Om tunnelvisie tijdens de opsporing te voorkomen zouden OM en politie er verstandig aan doen gebruik te maken van tegenspraak uit de advocatuur. Dat betoogden verschillende sprekers tijdens het congres ‘Oog voor de toekomst van opsporing en vervolging’ eind juni in Utrecht.
Het congres werd georganiseerd door het ministerie van Justitie als afsluiting van het Programma Versterking Opsporing en Vervolging (PVOV), dat vijf jaar geleden werd gestart als reactie op de deplorabele gang van zaken bij de Schiedammer Parkmoord, waardoor een man zes jaar vastzat voor een moord die hij niet had begaan. Advocaat-generaal Frits Posthumus evalueerde de rechtsgang en deed tal van aanbevelingen in een rapport.
Als gevolg van ‘Schiedam’ ontstond een zeldzaam politiek momentum: eind 2005 stelde de Tweede Kamer 70 miljoen euro beschikbaar om te investeren in de kwaliteit van de opsporing, terwijl ‘er geen zaak méér’ werd opgelost. Tal van maatregelen zijn sindsdien getroffen, zoals het toevoegen van recherchekundigen en familierechercheurs aan opsporingsteams, forensisch deskundigen bij de plaats delict, en een tweede officier van justitie bij grote zaken om tegengas te geven.

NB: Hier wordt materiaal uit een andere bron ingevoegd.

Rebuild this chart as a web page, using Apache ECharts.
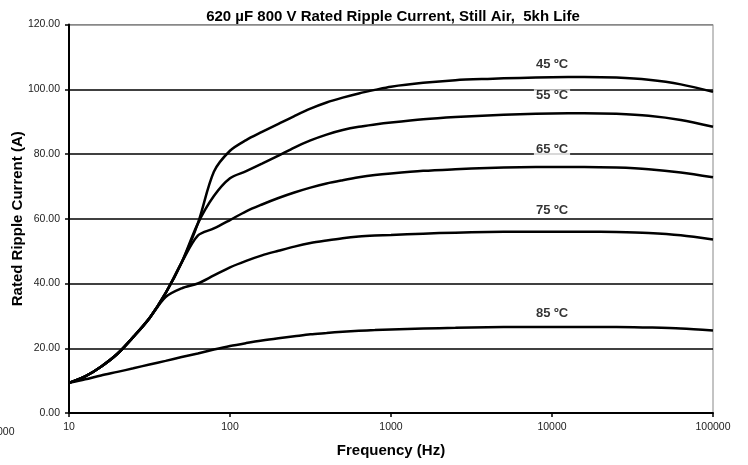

Echt vanzelf ging het niet, erkende Hans van der Vlist, directeur-generaal Rechtspleging en Rechtshandhaving van Justitie in een interview met dagvoorzitter Wouke van Scherrenburg: zo stuitte de invoering van de advocaat bij het politieverhoor intern op veel discussie, en is het besef dat je ook fouten kunt maken nog niet sterk genoeg. ‘Zou het helpen om meer hoger opgeleiden bij de opsporing te betrekken,’ vroeg Van Scherrenburg zich af. ‘Dat gebeurt al,’ aldus Van der Vlist: maar het leidt ook tot confrontaties tussen de verschillende culturen binnen de organisatie.
De winst van het PVOV is, vindt Van der Vlist, dat alle partijen – politie, OM, NFI, rechterlijke macht – er nu van zijn doordrongen dat een transparantere werkwijze nodig is, en daarbij vasthoudend te werk gaan.
Een beetje te triomfalistisch, vindt advocaat en hoogleraar strafrecht Theo de Roos. ‘Ik mis bij al deze maatregelen toch de achterliggende filosofie. En de buitenwereld komt niet in beeld. Posthumus schrijft uitvoerig over de relatie tussen advocatuur en OM – hij spreekt over gedreven advocaten. Waarom worden zij er niet bij betrokken? Is er een module “communiceren met advocaten” bij de SSR? Nee? Misschien een ideetje.’
AR-lid Jan Leliveld laakte de neiging om steeds slordiger om te springen met de kernwaarden van de strafadvocaat: onafhankelijkheid en partijdigheid. ‘De roep om toezicht begint soms bijna beledigend te worden en ademt een wantrouwen dat de advocatuur niet verdient. (…) Advocaten moeten aan het begin van het onderzoek meer tegendruk kunnen bieden, waardoor de kwaliteit van de opsporing en vervolging zou verbeteren.’
Deze signalen worden nauwelijks opgepikt: we zijn tenslotte op een feestje van politie en OM. Alle successen waarvan opvolgende sprekers verhalen ten spijt, blijft de realiteit weerbarstig: voor de politie is ‘het verschil tussen tunnelen en focussen soms flinterdun’ en niet zelden worden droom en daad ferm gescheiden door een oeverloze bureaucratie. Echte tegenspraak is ‘nog niet geïnternaliseerd’, hield P-G Han Moraal het publiek voor. Toch blijft de Utrechtse korpschef Stoffel Heijsman optimistisch: ‘De cultuurverandering staat nog in de kinderschoenen. Maar het point of no return zijn we inmiddels wel voorbij.’